WHAT THIS TASK INVOLVES » Write out all the entries word for word and omit any pictures.

GIVEN ENTRIES start

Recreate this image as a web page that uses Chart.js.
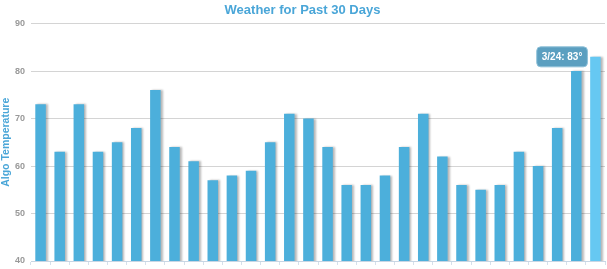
<!DOCTYPE html>
<html>
<head>
<meta charset="utf-8">
<script src="https://cdn.jsdelivr.net/npm/chart.js@4"></script>
<style>
  html, body { margin: 0; padding: 0; background: #fff; }
  #wrap { width: 607px; height: 269px; position: relative; }
</style>
</head>
<body>
<div id="wrap"><canvas id="weatherChart"></canvas></div>
<script>
// dates for the past 30 days
const days = ['2/23','2/24','2/25','2/26','2/27','2/28','3/1','3/2','3/3','3/4',
  '3/5','3/6','3/7','3/8','3/9','3/10','3/11','3/12','3/13','3/14',
  '3/15','3/16','3/17','3/18','3/19','3/20','3/21','3/22','3/23','3/24'];
// temperatures
const temps = [73,63,73,63,65,68,76,64,61,57,58,59,65,71,70,
  64,56,56,58,64,71,62,56,55,56,63,60,68,80,83];
const yTicks = [40, 50, 60, 70, 80, 90];

const barBlue = '#4cafdb';
const hoverBlue = '#66c8f2';
const activeIndex = temps.length - 1;
const fontFam = 'Liberation Sans, Arial, sans-serif';

// soft gray shadow on the right of each bar
const barShadow = {
  id: 'barShadow',
  beforeDatasetsDraw(chart) {
    const c = chart.ctx;
    c.save();
    c.shadowColor = 'rgba(0,0,0,0.28)';
    c.shadowOffsetX = 2;
    c.shadowOffsetY = 0;
    c.shadowBlur = 2;
  },
  afterDatasetsDraw(chart) {
    chart.ctx.restore();
  }
};

const ctx = document.getElementById('weatherChart').getContext('2d');
const chart = new Chart(ctx, {
  type: 'bar',
  data: {
    labels: days,
    datasets: [{
      data: temps,
      backgroundColor: temps.map((v, i) => i === activeIndex ? hoverBlue : barBlue),
      borderWidth: 0,
      barPercentage: 0.55,
      categoryPercentage: 1
    }]
  },
  options: {
    responsive: true,
    maintainAspectRatio: false,
    animation: false,
    events: [],
    layout: { padding: { top: 0, right: 2, left: 0, bottom: 0 } },
    plugins: {
      legend: { display: false },
      title: {
        display: true,
        text: 'Weather for Past 30 Days',
        color: '#4aa6d8',
        font: { family: fontFam, size: 13, weight: 'bold' },
        padding: { top: 3, bottom: 5 }
      },
      tooltip: {
        enabled: true,
        backgroundColor: '#5b9fc0',
        borderColor: '#8ec0d8',
        borderWidth: 1,
        cornerRadius: 4,
        displayColors: false,
        xAlign: 'right',
        yAlign: 'center',
        caretSize: 0,
        caretPadding: 8,
        padding: { top: 4, bottom: 4, left: 5, right: 5 },
        bodyColor: '#fff',
        bodyFont: { family: fontFam, size: 10, weight: 'bold' },
        callbacks: {
          title: () => '',
          label: (item) => `${item.label}: ${item.raw}°`
        }
      }
    },
    scales: {
      x: {
        afterFit: (scale) => { scale.height = 8; },
        ticks: { display: false, padding: 0 },
        grid: {
          display: true,
          drawOnChartArea: false,
          drawTicks: true,
          tickLength: 4,
          color: '#d6e0ea'
        },
        border: { display: true, color: '#c8d6e4', width: 1 }
      },
      y: {
        min: 40,
        max: 90,
        afterFit: (scale) => {
          scale.width = 31;
          scale.paddingTop = 0;
          scale.paddingBottom = 0;
        },
        afterBuildTicks: (axis) => { axis.ticks = yTicks.map(v => ({ value: v })); },
        ticks: {
          color: '#999',
          font: { family: fontFam, size: 9, weight: 'bold' },
          padding: 6
        },
        grid: { color: '#d4d4d4', drawTicks: false, lineWidth: 1 },
        border: { display: false },
        title: {
          display: true,
          text: 'Algo Temperature',
          color: '#4aa6d8',
          font: { family: fontFam, size: 10.5, weight: 'bold' },
          padding: { top: 0, bottom: 4 }
        }
      }
    }
  },
  plugins: [barShadow]
});

// show the tooltip on the last day
const meta = chart.getDatasetMeta(0);
const lastBar = meta.data[activeIndex];
chart.tooltip.setActiveElements([{ datasetIndex: 0, index: activeIndex }], { x: lastBar.x, y: lastBar.y });
chart.update();
</script>
</body>
</html>
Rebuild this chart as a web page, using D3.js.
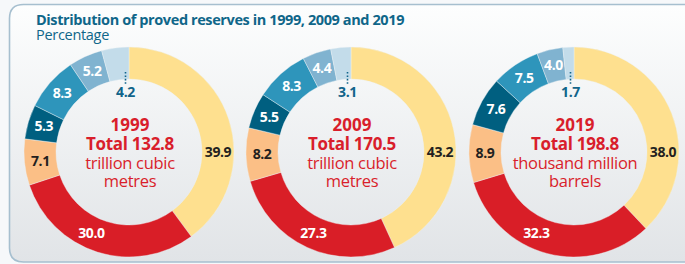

GIVEN ENTRIES end

SOLVED PROBLEM »
Recreate this image as a web page that uses Chart.js.
<!DOCTYPE html>
<html>
<head>
<meta charset="utf-8">
<script src="https://cdn.jsdelivr.net/npm/chart.js@4"></script>
<style>
  html, body { margin: 0; padding: 0; background: #fff; }
  #wrap { width: 607px; height: 269px; position: relative; }
</style>
</head>
<body>
<div id="wrap"><canvas id="weatherChart"></canvas></div>
<script>
// dates for the past 30 days
const days = ['2/23','2/24','2/25','2/26','2/27','2/28','3/1','3/2','3/3','3/4',
  '3/5','3/6','3/7','3/8','3/9','3/10','3/11','3/12','3/13','3/14',
  '3/15','3/16','3/17','3/18','3/19','3/20','3/21','3/22','3/23','3/24'];
// temperatures
const temps = [73,63,73,63,65,68,76,64,61,57,58,59,65,71,70,
  64,56,56,58,64,71,62,56,55,56,63,60,68,80,83];
const yTicks = [40, 50, 60, 70, 80, 90];

const barBlue = '#4cafdb';
const hoverBlue = '#66c8f2';
const activeIndex = temps.length - 1;
const fontFam = 'Liberation Sans, Arial, sans-serif';

// soft gray shadow on the right of each bar
const barShadow = {
  id: 'barShadow',
  beforeDatasetsDraw(chart) {
    const c = chart.ctx;
    c.save();
    c.shadowColor = 'rgba(0,0,0,0.28)';
    c.shadowOffsetX = 2;
    c.shadowOffsetY = 0;
    c.shadowBlur = 2;
  },
  afterDatasetsDraw(chart) {
    chart.ctx.restore();
  }
};

const ctx = document.getElementById('weatherChart').getContext('2d');
const chart = new Chart(ctx, {
  type: 'bar',
  data: {
    labels: days,
    datasets: [{
      data: temps,
      backgroundColor: temps.map((v, i) => i === activeIndex ? hoverBlue : barBlue),
      borderWidth: 0,
      barPercentage: 0.55,
      categoryPercentage: 1
    }]
  },
  options: {
    responsive: true,
    maintainAspectRatio: false,
    animation: false,
    events: [],
    layout: { padding: { top: 0, right: 2, left: 0, bottom: 0 } },
    plugins: {
      legend: { display: false },
      title: {
        display: true,
        text: 'Weather for Past 30 Days',
        color: '#4aa6d8',
        font: { family: fontFam, size: 13, weight: 'bold' },
        padding: { top: 3, bottom: 5 }
      },
      tooltip: {
        enabled: true,
        backgroundColor: '#5b9fc0',
        borderColor: '#8ec0d8',
        borderWidth: 1,
        cornerRadius: 4,
        displayColors: false,
        xAlign: 'right',
        yAlign: 'center',
        caretSize: 0,
        caretPadding: 8,
        padding: { top: 4, bottom: 4, left: 5, right: 5 },
        bodyColor: '#fff',
        bodyFont: { family: fontFam, size: 10, weight: 'bold' },
        callbacks: {
          title: () => '',
          label: (item) => `${item.label}: ${item.raw}°`
        }
      }
    },
    scales: {
      x: {
        afterFit: (scale) => { scale.height = 8; },
        ticks: { display: false, padding: 0 },
        grid: {
          display: true,
          drawOnChartArea: false,
          drawTicks: true,
          tickLength: 4,
          color: '#d6e0ea'
        },
        border: { display: true, color: '#c8d6e4', width: 1 }
      },
      y: {
        min: 40,
        max: 90,
        afterFit: (scale) => {
          scale.width = 31;
          scale.paddingTop = 0;
          scale.paddingBottom = 0;
        },
        afterBuildTicks: (axis) => { axis.ticks = yTicks.map(v => ({ value: v })); },
        ticks: {
          color: '#999',
          font: { family: fontFam, size: 9, weight: 'bold' },
          padding: 6
        },
        grid: { color: '#d4d4d4', drawTicks: false, lineWidth: 1 },
        border: { display: false },
        title: {
          display: true,
          text: 'Algo Temperature',
          color: '#4aa6d8',
          font: { family: fontFam, size: 10.5, weight: 'bold' },
          padding: { top: 0, bottom: 4 }
        }
      }
    }
  },
  plugins: [barShadow]
});

// show the tooltip on the last day
const meta = chart.getDatasetMeta(0);
const lastBar = meta.data[activeIndex];
chart.tooltip.setActiveElements([{ datasetIndex: 0, index: activeIndex }], { x: lastBar.x, y: lastBar.y });
chart.update();
</script>
</body>
</html>
Rebuild this chart as a web page, using D3.js.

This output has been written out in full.